EXERCISE TASK: Drop the images; return everything else in the listing below exactly.
Begin SUPPLIED INFORMATION
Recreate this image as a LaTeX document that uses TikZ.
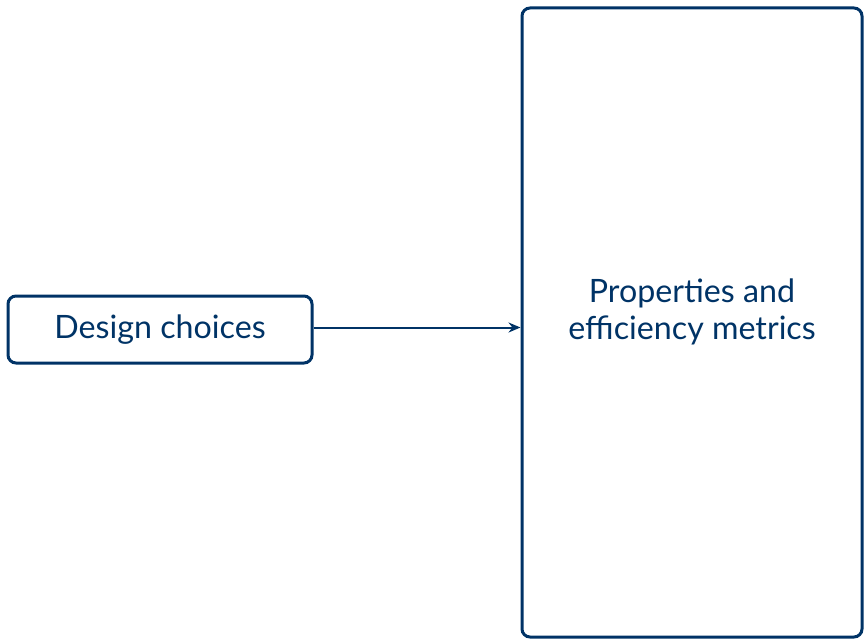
\documentclass[tikz,border=0pt]{standalone}
\usepackage{fontspec}
\setmainfont{Lato}
\usetikzlibrary{arrows.meta}
\usetikzlibrary{positioning}
\definecolor{navy}{RGB}{0,51,102}
\tikzset{
  block/.style={draw=navy,line width=1.5pt,rounded corners=4pt,text=navy},
  conn/.style={draw=navy,line width=1pt,-{Stealth[length=6pt,width=5pt]}}
}
\begin{document}
\begin{tikzpicture}[x=1pt,y=1pt,font=\fontsize{16.1}{18.5}\selectfont]
        \useasboundingbox (0,0) rectangle (432,319.5);
        \node[block,minimum width=152pt,minimum height=33.5pt] (design) at (80,154.75) {Design choices};
        \node[block,minimum width=170pt,minimum height=314.5pt] (props) at (346,158.25) {};
        \node[text=navy,align=center] (propstext) at (346,163.5) {Properties and\\efficiency metrics};
        \path[conn] ([yshift=1pt]design.east) -- ([yshift=1pt]props.west |- design.east);
    \end{tikzpicture}
\end{document}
End SUPPLIED INFORMATION
ANSWER BELOW:
Recreate this image as a LaTeX document that uses TikZ.
\documentclass[tikz,border=0pt]{standalone}
\usepackage{fontspec}
\setmainfont{Lato}
\usetikzlibrary{arrows.meta}
\usetikzlibrary{positioning}
\definecolor{navy}{RGB}{0,51,102}
\tikzset{
  block/.style={draw=navy,line width=1.5pt,rounded corners=4pt,text=navy},
  conn/.style={draw=navy,line width=1pt,-{Stealth[length=6pt,width=5pt]}}
}
\begin{document}
\begin{tikzpicture}[x=1pt,y=1pt,font=\fontsize{16.1}{18.5}\selectfont]
        \useasboundingbox (0,0) rectangle (432,319.5);
        \node[block,minimum width=152pt,minimum height=33.5pt] (design) at (80,154.75) {Design choices};
        \node[block,minimum width=170pt,minimum height=314.5pt] (props) at (346,158.25) {};
        \node[text=navy,align=center] (propstext) at (346,163.5) {Properties and\\efficiency metrics};
        \path[conn] ([yshift=1pt]design.east) -- ([yshift=1pt]props.west |- design.east);
    \end{tikzpicture}
\end{document}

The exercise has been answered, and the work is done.